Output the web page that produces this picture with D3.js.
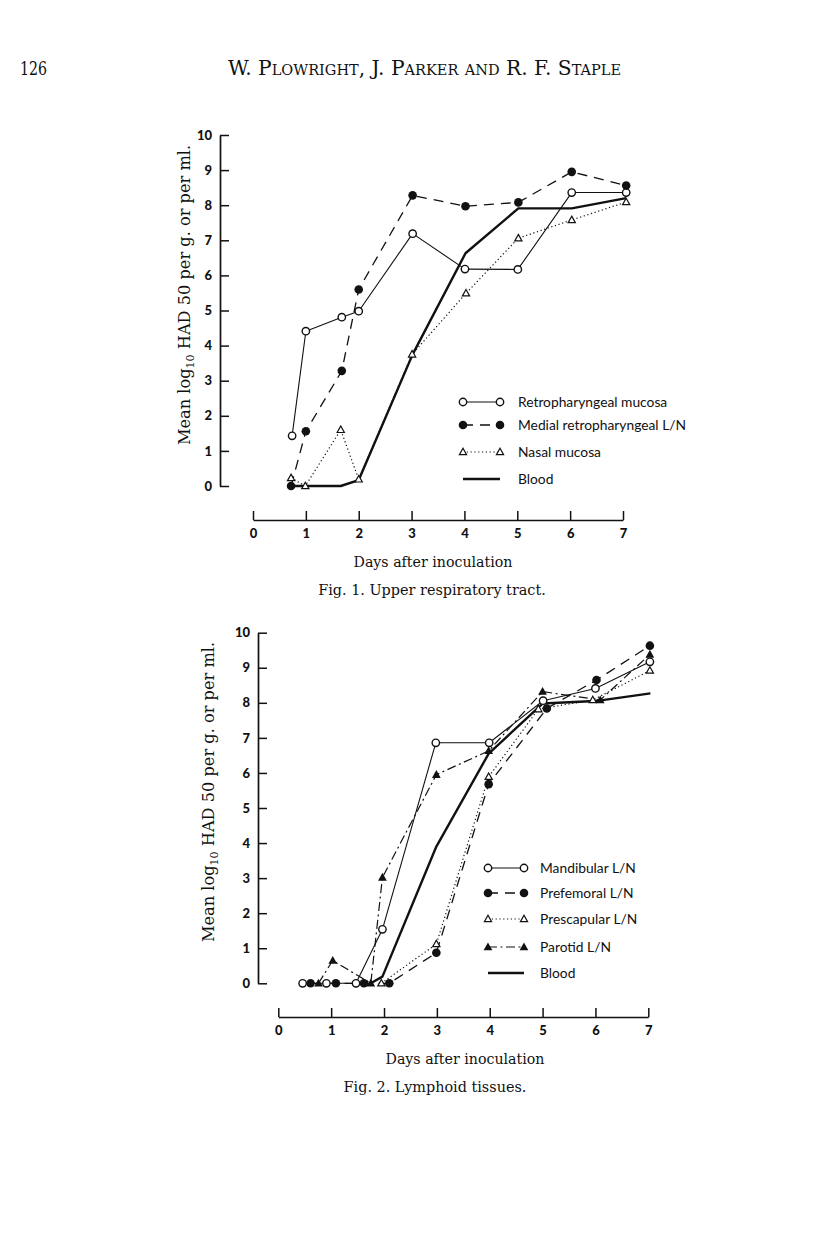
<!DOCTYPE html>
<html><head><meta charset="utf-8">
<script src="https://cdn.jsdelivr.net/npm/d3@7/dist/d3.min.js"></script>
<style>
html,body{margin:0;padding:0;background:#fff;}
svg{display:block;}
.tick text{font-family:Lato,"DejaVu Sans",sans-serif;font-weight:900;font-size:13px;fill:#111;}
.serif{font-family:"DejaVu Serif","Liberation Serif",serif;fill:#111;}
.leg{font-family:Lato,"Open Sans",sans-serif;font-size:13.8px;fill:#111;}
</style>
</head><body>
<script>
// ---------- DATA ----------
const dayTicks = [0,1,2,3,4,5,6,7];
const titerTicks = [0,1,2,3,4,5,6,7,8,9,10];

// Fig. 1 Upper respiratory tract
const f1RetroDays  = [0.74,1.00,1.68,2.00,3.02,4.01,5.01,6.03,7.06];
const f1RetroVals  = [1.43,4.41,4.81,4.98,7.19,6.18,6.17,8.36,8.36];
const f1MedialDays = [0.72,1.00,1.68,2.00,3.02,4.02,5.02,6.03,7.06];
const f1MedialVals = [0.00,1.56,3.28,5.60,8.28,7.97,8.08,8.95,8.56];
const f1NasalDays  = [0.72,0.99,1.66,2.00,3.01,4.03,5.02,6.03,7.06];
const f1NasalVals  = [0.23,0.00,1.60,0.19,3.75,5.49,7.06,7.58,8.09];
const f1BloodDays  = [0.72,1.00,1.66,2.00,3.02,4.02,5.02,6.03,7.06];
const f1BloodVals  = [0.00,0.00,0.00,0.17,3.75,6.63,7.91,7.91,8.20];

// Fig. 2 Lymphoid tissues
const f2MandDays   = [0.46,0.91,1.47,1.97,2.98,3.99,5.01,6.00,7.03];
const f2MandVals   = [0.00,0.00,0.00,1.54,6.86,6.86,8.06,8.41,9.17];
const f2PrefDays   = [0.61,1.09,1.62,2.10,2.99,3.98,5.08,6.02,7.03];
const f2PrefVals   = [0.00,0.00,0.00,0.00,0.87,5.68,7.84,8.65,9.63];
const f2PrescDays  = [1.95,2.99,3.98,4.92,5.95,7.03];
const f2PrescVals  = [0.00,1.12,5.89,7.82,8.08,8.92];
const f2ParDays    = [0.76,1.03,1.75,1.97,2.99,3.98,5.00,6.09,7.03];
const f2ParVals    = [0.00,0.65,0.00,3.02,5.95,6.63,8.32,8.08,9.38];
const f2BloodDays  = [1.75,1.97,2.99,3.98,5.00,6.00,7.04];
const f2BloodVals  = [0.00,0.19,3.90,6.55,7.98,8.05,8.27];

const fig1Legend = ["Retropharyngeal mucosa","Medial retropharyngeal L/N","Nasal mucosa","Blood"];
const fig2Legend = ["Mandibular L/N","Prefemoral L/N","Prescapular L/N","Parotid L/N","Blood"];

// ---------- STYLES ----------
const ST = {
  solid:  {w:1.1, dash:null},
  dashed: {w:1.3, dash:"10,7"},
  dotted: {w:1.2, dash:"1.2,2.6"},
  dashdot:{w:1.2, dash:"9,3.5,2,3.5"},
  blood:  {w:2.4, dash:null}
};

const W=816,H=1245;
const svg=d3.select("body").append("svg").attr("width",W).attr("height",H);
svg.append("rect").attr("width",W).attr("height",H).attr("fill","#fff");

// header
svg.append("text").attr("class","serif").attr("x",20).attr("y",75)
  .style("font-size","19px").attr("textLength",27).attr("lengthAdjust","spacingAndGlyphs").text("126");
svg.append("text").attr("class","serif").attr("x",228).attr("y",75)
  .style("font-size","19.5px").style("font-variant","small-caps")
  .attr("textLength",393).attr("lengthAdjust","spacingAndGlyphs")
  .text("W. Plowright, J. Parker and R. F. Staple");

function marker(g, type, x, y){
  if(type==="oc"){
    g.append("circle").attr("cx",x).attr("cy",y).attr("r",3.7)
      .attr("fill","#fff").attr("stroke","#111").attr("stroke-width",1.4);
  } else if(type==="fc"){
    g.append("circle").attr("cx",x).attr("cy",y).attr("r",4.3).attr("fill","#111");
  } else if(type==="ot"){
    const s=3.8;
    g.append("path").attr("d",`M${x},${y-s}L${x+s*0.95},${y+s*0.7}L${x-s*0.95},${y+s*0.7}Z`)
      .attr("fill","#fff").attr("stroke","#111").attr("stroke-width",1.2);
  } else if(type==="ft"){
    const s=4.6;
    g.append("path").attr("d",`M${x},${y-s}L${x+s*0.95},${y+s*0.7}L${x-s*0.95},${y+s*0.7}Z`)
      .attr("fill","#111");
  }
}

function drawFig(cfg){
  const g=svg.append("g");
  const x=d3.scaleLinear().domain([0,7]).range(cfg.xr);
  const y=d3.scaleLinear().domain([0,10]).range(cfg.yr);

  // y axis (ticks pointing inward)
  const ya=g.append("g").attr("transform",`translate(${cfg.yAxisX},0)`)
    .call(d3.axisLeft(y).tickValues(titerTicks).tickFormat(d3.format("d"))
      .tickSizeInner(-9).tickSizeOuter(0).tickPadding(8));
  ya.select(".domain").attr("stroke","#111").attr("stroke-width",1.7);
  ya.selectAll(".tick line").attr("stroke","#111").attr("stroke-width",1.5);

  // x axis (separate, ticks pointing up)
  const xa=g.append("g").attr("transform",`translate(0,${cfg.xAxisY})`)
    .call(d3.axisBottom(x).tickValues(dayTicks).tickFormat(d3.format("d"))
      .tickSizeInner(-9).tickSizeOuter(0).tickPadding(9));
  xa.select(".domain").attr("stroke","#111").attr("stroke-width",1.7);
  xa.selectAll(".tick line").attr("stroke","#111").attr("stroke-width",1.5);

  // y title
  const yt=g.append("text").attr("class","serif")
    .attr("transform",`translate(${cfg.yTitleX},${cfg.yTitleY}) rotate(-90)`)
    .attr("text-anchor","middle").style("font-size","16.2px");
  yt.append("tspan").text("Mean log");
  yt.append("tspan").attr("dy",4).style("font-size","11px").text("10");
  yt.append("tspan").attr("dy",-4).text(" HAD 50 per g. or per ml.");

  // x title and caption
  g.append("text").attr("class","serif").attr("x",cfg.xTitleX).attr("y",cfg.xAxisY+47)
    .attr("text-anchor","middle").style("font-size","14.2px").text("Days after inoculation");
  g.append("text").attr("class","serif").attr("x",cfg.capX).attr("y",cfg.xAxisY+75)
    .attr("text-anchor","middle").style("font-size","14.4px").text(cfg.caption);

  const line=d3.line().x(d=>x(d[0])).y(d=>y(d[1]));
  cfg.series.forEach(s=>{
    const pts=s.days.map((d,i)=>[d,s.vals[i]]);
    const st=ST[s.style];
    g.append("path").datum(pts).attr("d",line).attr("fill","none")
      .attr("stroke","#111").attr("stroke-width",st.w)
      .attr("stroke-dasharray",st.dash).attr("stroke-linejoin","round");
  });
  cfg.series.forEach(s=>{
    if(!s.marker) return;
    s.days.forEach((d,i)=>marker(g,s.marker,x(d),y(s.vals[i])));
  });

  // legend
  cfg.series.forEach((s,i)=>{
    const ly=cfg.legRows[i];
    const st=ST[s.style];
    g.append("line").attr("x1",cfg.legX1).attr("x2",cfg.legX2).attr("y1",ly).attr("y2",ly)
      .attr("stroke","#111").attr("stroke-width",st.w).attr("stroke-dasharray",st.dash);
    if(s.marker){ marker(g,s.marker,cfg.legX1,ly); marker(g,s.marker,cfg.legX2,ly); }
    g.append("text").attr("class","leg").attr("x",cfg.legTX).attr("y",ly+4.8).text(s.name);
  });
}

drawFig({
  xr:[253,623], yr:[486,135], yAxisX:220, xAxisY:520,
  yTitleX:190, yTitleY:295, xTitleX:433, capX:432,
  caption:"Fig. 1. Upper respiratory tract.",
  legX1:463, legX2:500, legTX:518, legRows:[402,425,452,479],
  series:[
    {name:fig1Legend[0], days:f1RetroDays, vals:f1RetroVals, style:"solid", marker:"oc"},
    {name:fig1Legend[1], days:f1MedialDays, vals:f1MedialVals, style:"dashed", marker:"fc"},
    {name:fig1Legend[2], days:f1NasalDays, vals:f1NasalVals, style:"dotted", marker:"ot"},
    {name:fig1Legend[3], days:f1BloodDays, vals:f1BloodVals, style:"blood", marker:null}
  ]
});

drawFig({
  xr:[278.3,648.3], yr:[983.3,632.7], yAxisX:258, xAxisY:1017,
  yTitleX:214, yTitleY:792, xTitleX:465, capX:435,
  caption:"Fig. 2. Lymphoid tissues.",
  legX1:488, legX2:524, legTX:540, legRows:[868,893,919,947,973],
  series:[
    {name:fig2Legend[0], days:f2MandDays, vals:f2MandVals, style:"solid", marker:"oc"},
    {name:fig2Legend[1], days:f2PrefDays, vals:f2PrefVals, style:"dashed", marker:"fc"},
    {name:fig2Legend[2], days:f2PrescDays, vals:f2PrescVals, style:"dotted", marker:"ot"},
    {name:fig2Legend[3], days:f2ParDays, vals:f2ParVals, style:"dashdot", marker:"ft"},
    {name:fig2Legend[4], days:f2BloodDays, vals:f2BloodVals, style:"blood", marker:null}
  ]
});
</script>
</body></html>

Request
With the pictures left out, restate word for word every line of the data above, from the first down to the line that contains "const titerTicks = [0,1,2,3,4,5,6,7,8,9,10];".

Exercise response
Output the web page that produces this picture with D3.js.
<!DOCTYPE html>
<html><head><meta charset="utf-8">
<script src="https://cdn.jsdelivr.net/npm/d3@7/dist/d3.min.js"></script>
<style>
html,body{margin:0;padding:0;background:#fff;}
svg{display:block;}
.tick text{font-family:Lato,"DejaVu Sans",sans-serif;font-weight:900;font-size:13px;fill:#111;}
.serif{font-family:"DejaVu Serif","Liberation Serif",serif;fill:#111;}
.leg{font-family:Lato,"Open Sans",sans-serif;font-size:13.8px;fill:#111;}
</style>
</head><body>
<script>
// ---------- DATA ----------
const dayTicks = [0,1,2,3,4,5,6,7];
const titerTicks = [0,1,2,3,4,5,6,7,8,9,10];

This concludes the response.